# [TASK BRIEF]
Output the material word for word. Leave each picture out.
################
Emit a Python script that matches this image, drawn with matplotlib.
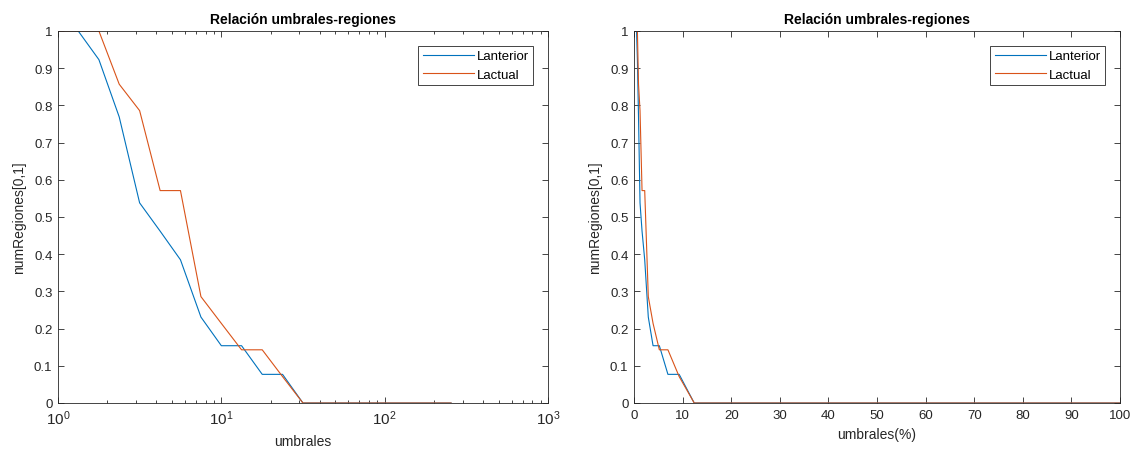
import numpy as np
import matplotlib
matplotlib.use("Agg")
import matplotlib.pyplot as plt
from matplotlib.ticker import LogLocator, MultipleLocator, NullFormatter

plt.rcParams['font.family'] = ['Liberation Sans', 'DejaVu Sans']
plt.rcParams['mathtext.fontset'] = 'custom'
plt.rcParams['mathtext.rm'] = 'Liberation Sans'

# umbrales (thresholds)
umbrales = np.array([1, 1.33, 1.78, 2.37, 3.16, 4.22, 5.62, 7.5, 10, 13.3,
                     17.8, 23.7, 31.6, 42.2, 56.2, 75, 100, 133, 178, 237, 255])
lanterior = np.array([1, 1, 0.923, 0.769, 0.538, 0.462, 0.385, 0.231, 0.154, 0.154,
                      0.077, 0.077, 0, 0, 0, 0, 0, 0, 0, 0, 0])
lactual = np.array([1, 1, 1, 0.857, 0.786, 0.571, 0.571, 0.286, 0.214, 0.143,
                    0.143, 0.071, 0, 0, 0, 0, 0, 0, 0, 0, 0])
umbrales_pct = umbrales / 255 * 100
yticks = [0, 0.1, 0.2, 0.3, 0.4, 0.5, 0.6, 0.7, 0.8, 0.9, 1]
ytick_labels = ['0', '0.1', '0.2', '0.3', '0.4', '0.5', '0.6', '0.7', '0.8', '0.9', '1']

c_blue = '#0072BD'
c_orange = '#D95319'
axcol = '#262626'
fs = 9.5

fig = plt.figure(figsize=(11.37, 4.52), dpi=100)
ax1 = fig.add_axes([58 / 1137, 1 - 404 / 452, 490 / 1137, 372 / 452])
ax2 = fig.add_axes([634 / 1137, 1 - 404 / 452, 486 / 1137, 372 / 452])


def style(ax):
    for s in ax.spines.values():
        s.set_color(axcol)
        s.set_linewidth(0.6)
    ax.tick_params(which='both', direction='in', top=True, right=True,
                   colors=axcol, labelsize=fs, width=0.6)
    ax.tick_params(which='major', length=4, pad=4)
    ax.tick_params(which='minor', length=2)
    ax.set_ylim(0, 1)
    ax.set_yticks(yticks)
    ax.set_yticklabels(ytick_labels)
    ax.set_title('Relación umbrales-regiones', fontsize=fs + 0.5, fontweight='bold', pad=6)
    ax.set_ylabel('numRegiones[0,1]', fontsize=fs + 0.5, color=axcol, labelpad=6)
    leg = ax.legend(loc='upper right', fontsize=fs, fancybox=False, framealpha=1,
                    edgecolor=axcol, handlelength=3.9, handletextpad=0.2,
                    borderaxespad=1.1, borderpad=0.35, labelspacing=0.45)
    leg.get_frame().set_linewidth(0.6)


ax1.semilogx(umbrales, lanterior, color=c_blue, lw=0.8, label='Lanterior')
ax1.semilogx(umbrales, lactual, color=c_orange, lw=0.8, label='Lactual')
ax1.set_xlim(1, 1000)
ax1.xaxis.set_major_locator(LogLocator(base=10))
ax1.xaxis.set_minor_locator(LogLocator(base=10, subs=np.arange(2, 10)))
ax1.xaxis.set_minor_formatter(NullFormatter())
ax1.set_xlabel('umbrales', fontsize=fs + 0.5, color=axcol, labelpad=5)
style(ax1)
ax1.tick_params(axis='x', labelsize=fs + 1.5)

ax2.plot(umbrales_pct, lanterior, color=c_blue, lw=0.8, label='Lanterior')
ax2.plot(umbrales_pct, lactual, color=c_orange, lw=0.8, label='Lactual')
ax2.set_xlim(0, 100)
ax2.xaxis.set_major_locator(MultipleLocator(10))
ax2.set_xlabel('umbrales(%)', fontsize=fs + 0.5, color=axcol, labelpad=5)
style(ax2)

fig.savefig('out.png', dpi=100)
################
# [TASK RESPONSE]
Emit a Python script that matches this image, drawn with matplotlib.
import numpy as np
import matplotlib
matplotlib.use("Agg")
import matplotlib.pyplot as plt
from matplotlib.ticker import LogLocator, MultipleLocator, NullFormatter

plt.rcParams['font.family'] = ['Liberation Sans', 'DejaVu Sans']
plt.rcParams['mathtext.fontset'] = 'custom'
plt.rcParams['mathtext.rm'] = 'Liberation Sans'

# umbrales (thresholds)
umbrales = np.array([1, 1.33, 1.78, 2.37, 3.16, 4.22, 5.62, 7.5, 10, 13.3,
                     17.8, 23.7, 31.6, 42.2, 56.2, 75, 100, 133, 178, 237, 255])
lanterior = np.array([1, 1, 0.923, 0.769, 0.538, 0.462, 0.385, 0.231, 0.154, 0.154,
                      0.077, 0.077, 0, 0, 0, 0, 0, 0, 0, 0, 0])
lactual = np.array([1, 1, 1, 0.857, 0.786, 0.571, 0.571, 0.286, 0.214, 0.143,
                    0.143, 0.071, 0, 0, 0, 0, 0, 0, 0, 0, 0])
umbrales_pct = umbrales / 255 * 100
yticks = [0, 0.1, 0.2, 0.3, 0.4, 0.5, 0.6, 0.7, 0.8, 0.9, 1]
ytick_labels = ['0', '0.1', '0.2', '0.3', '0.4', '0.5', '0.6', '0.7', '0.8', '0.9', '1']

c_blue = '#0072BD'
c_orange = '#D95319'
axcol = '#262626'
fs = 9.5

fig = plt.figure(figsize=(11.37, 4.52), dpi=100)
ax1 = fig.add_axes([58 / 1137, 1 - 404 / 452, 490 / 1137, 372 / 452])
ax2 = fig.add_axes([634 / 1137, 1 - 404 / 452, 486 / 1137, 372 / 452])


def style(ax):
    for s in ax.spines.values():
        s.set_color(axcol)
        s.set_linewidth(0.6)
    ax.tick_params(which='both', direction='in', top=True, right=True,
                   colors=axcol, labelsize=fs, width=0.6)
    ax.tick_params(which='major', length=4, pad=4)
    ax.tick_params(which='minor', length=2)
    ax.set_ylim(0, 1)
    ax.set_yticks(yticks)
    ax.set_yticklabels(ytick_labels)
    ax.set_title('Relación umbrales-regiones', fontsize=fs + 0.5, fontweight='bold', pad=6)
    ax.set_ylabel('numRegiones[0,1]', fontsize=fs + 0.5, color=axcol, labelpad=6)
    leg = ax.legend(loc='upper right', fontsize=fs, fancybox=False, framealpha=1,
                    edgecolor=axcol, handlelength=3.9, handletextpad=0.2,
                    borderaxespad=1.1, borderpad=0.35, labelspacing=0.45)
    leg.get_frame().set_linewidth(0.6)


ax1.semilogx(umbrales, lanterior, color=c_blue, lw=0.8, label='Lanterior')
ax1.semilogx(umbrales, lactual, color=c_orange, lw=0.8, label='Lactual')
ax1.set_xlim(1, 1000)
ax1.xaxis.set_major_locator(LogLocator(base=10))
ax1.xaxis.set_minor_locator(LogLocator(base=10, subs=np.arange(2, 10)))
ax1.xaxis.set_minor_formatter(NullFormatter())
ax1.set_xlabel('umbrales', fontsize=fs + 0.5, color=axcol, labelpad=5)
style(ax1)
ax1.tick_params(axis='x', labelsize=fs + 1.5)

ax2.plot(umbrales_pct, lanterior, color=c_blue, lw=0.8, label='Lanterior')
ax2.plot(umbrales_pct, lactual, color=c_orange, lw=0.8, label='Lactual')
ax2.set_xlim(0, 100)
ax2.xaxis.set_major_locator(MultipleLocator(10))
ax2.set_xlabel('umbrales(%)', fontsize=fs + 0.5, color=axcol, labelpad=5)
style(ax2)

fig.savefig('out.png', dpi=100)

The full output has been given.